Helen Dickinson OBE, Chief Executive of the British Retail Consortium, said:
“November saw overall year-on-year prices increase for the first time in two and a half years, driven by rising food prices, and non-food deflation slowing. The impact of labour shortages, rising commodity prices and transportation costs have now very clearly taken their hold on consumer prices. With food prices rising, and particularly fresh food - which saw the highest inflation since 2019 - we may find some of our Christmas shopping a little more expensive this year. Food was also affected by a rise in global food costs where certain staples, such as vegetable oil, have doubled in price in the past two years.
“With ongoing labour shortages throughout the supply chain expected to continue for some time, and no signs that rising costs of transport and commodities will subside, we expect the rate of inflation to accelerate over coming months. Retailers are doing all they can to mitigate the impacts for their customers, Government also must play its part and work with industry to find long-term solutions to the labour shortages as this will help to relieve cost pressures and protect the pockets of the British public who are already facing mounting costs from increasing energy prices and the looming rise in national insurance.”

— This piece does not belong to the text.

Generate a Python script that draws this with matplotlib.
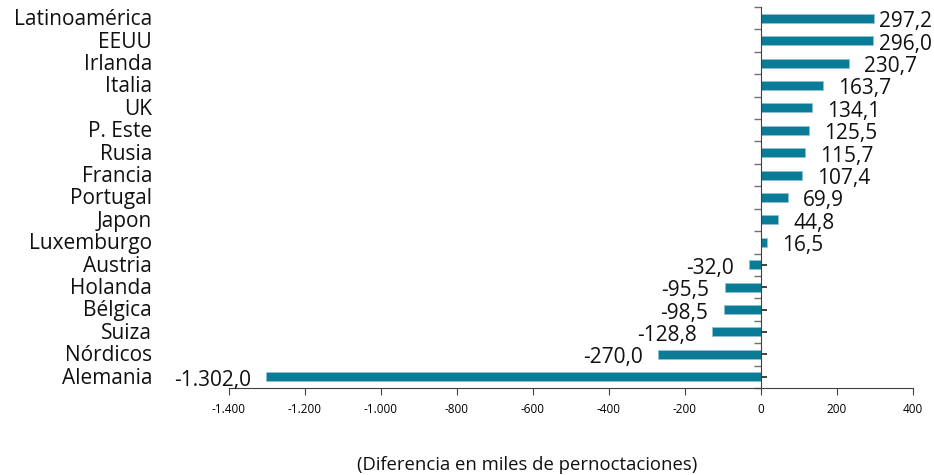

Mike Watkins, Head of Retailer and Business Insight, NielsenIQ:
“The significant increases in energy and travel costs are adding pressure to household budgets and the remaining weeks of the Golden Quarter could be an uncertain time for shopper spend. NielsenIQ shopper research shows that 4 in 10 households feel that their spending is constrained and whilst inflationary pressures are now coming from both food and non-food, retailers continue to keep hold back increases in shop prices ahead of Christmas.”